- Grow Location in Texas and the United States Grow Grow (the United States)
- Coordinates: 33°48′35″N 100°17′55″W﻿ / ﻿33.80972°N 100.29861°W
- Country: United States
- State: Texas
- County: King
- Elevation: 1,854 ft (565 m)

Population (2000 est.)
- • Total: 70
- Time zone: UTC-6 (Central (CST))
- • Summer (DST): UTC-5 (CDT)
- Area code: 806
- GNIS feature ID: 1379866

= Grow, Texas =

Grow is an unincorporated community in King County, Texas, United States. It lies in the north-central part of the county, approximately 85 miles east of Lubbock.

==History==

In response to the growing number of families settling in the northern part of King County at the start of the 20th century, a school was established in 1901 to serve area students. Ora Blackwell served as the first teacher in the community, which was then known as Bala. Her sister, Mrs. Charles Davidson, was the local postmaster; the Bala post office was housed in the Davidson family home. Jim Goodwin built a cotton gin in Bala in 1908, stimulating limited growth. Sometime between 1911 and 1912 the community's name was changed from Bala to Grow.

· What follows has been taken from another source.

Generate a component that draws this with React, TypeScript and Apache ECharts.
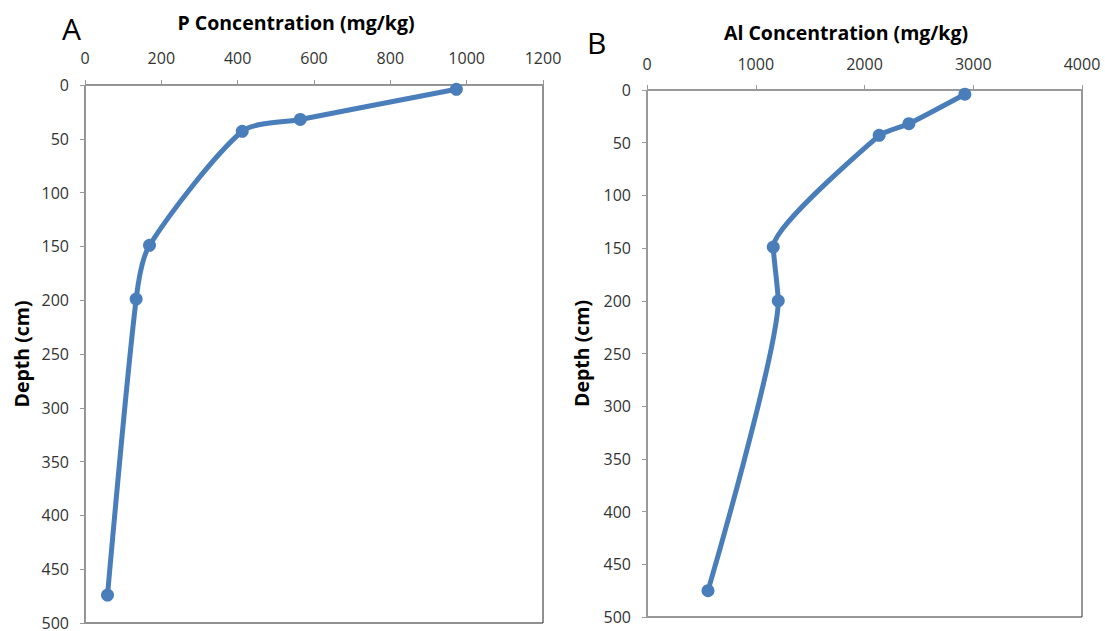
import React, { useEffect, useRef } from "react";
import * as echarts from "echarts";

const depthP = [4, 32, 43, 149, 199, 474];
const pConc = [973, 564, 412, 169, 134, 59];
const depthAl = [4, 32, 43, 149, 200, 475];
const alConc = [2923, 2408, 2135, 1161, 1207, 561];

const pTicks = { min: 0, max: 1200, interval: 200 };
const alTicks = { min: 0, max: 4000, interval: 1000 };
const depthTicks = { min: 0, max: 500, interval: 50 };

const FONT = "'Open Sans', 'Noto Sans', sans-serif";
const LINE = "#4a7ebb";

export default function App() {
  const ref = useRef<HTMLDivElement>(null);
  useEffect(() => {
    document.body.style.margin = "0";
    const chart = echarts.init(ref.current!, null, { renderer: "svg" });
    const xAxisBase = (t: any, margin: number) => ({
      type: "value",
      position: "top",
      min: t.min,
      max: t.max,
      interval: t.interval,
      axisLine: { show: true, lineStyle: { color: "#999", width: 1 } },
      axisTick: { show: true, inside: false, length: 5, lineStyle: { color: "#999" } },
      axisLabel: { fontFamily: FONT, fontSize: 16, color: "#333", margin, formatter: (v: number) => String(v) },
      splitLine: { show: false },
    });
    const yAxisBase = (t: any, gap: number) => ({
      type: "value",
      inverse: true,
      min: t.min,
      max: t.max,
      interval: t.interval,
      name: "Depth (cm)",
      nameLocation: "middle",
      nameGap: gap,
      nameRotate: 90,
      nameTextStyle: { fontFamily: FONT, fontSize: 19.5, fontWeight: "bold", color: "#000" },
      axisLine: { show: true, lineStyle: { color: "#999", width: 1 } },
      axisTick: { show: true, inside: false, length: 5, lineStyle: { color: "#999" } },
      axisLabel: { fontFamily: FONT, fontSize: 16, color: "#333", margin: 16, formatter: (v: number) => String(v) },
      splitLine: { show: false },
    });
    const seriesBase = (xs: number[], ys: number[], idx: number, smooth: number) => ({
      type: "line",
      xAxisIndex: idx,
      yAxisIndex: idx,
      data: xs.map((x, i) => [x, ys[i]]),
      smooth,
      symbol: "circle",
      symbolSize: 13,
      lineStyle: { color: LINE, width: 5 },
      itemStyle: { color: LINE },
    });
    const titleStyle = { fontFamily: FONT, fontSize: 19.5, fontWeight: "bold", fill: "#000", align: "center", verticalAlign: "middle" };
    chart.setOption({
      animation: false,
      grid: [
        { left: 85, top: 85, width: 458, height: 542, show: true, borderColor: "#222", borderWidth: 1, backgroundColor: "transparent" },
        { left: 647, top: 90, width: 435, height: 527, show: true, borderColor: "#333", borderWidth: 1, backgroundColor: "transparent" },
      ],
      xAxis: [
        { ...xAxisBase(pTicks, 19), gridIndex: 0 },
        { ...xAxisBase(alTicks, 18), gridIndex: 1 },
      ],
      yAxis: [
        { ...yAxisBase(depthTicks, 54), gridIndex: 0 },
        { ...yAxisBase(depthTicks, 56), gridIndex: 1 },
      ],
      series: [seriesBase(pConc, depthP, 0, 0.25), seriesBase(alConc, depthAl, 1, 0.17)],
      graphic: [
        { type: "text", x: 296, y: 22, style: { ...titleStyle, text: "P Concentration (mg/kg)" } },
        { type: "text", x: 846, y: 32, style: { ...titleStyle, text: "Al Concentration (mg/kg)" } },
        { type: "text", left: 62, top: 13, style: { text: "A", fontFamily: FONT, fontSize: 30, fill: "#000" } },
        { type: "text", left: 587, top: 27, style: { text: "B", fontFamily: FONT, fontSize: 30, fill: "#000" } },
      ],
    });
    return () => chart.dispose();
  }, []);
  return <div ref={ref} style={{ width: 1105, height: 631 }} />;
}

As was the case with all of the other communities in sparsely populated King County, Grow has remained a largely rural community throughout its existence. Its population hovered at 25 or so residents throughout the 1920s and 1930s and though the post office closed in 1930, the population high mark came in 1941 when Grow was reportedly home to an estimated 150 people. However, economic changes led most residents to relocate to urban areas and by the end of the 1950s, almost half of Grow's inhabitants had moved away.

By 1970, the Grow school had long since consolidated with Guthrie schools, and local estimates suggested the population had fallen to 85; by 1980 this had fallen to 70, a figure Grow has maintained consistently since.

==Education==
Grow is served by the Guthrie Common School District.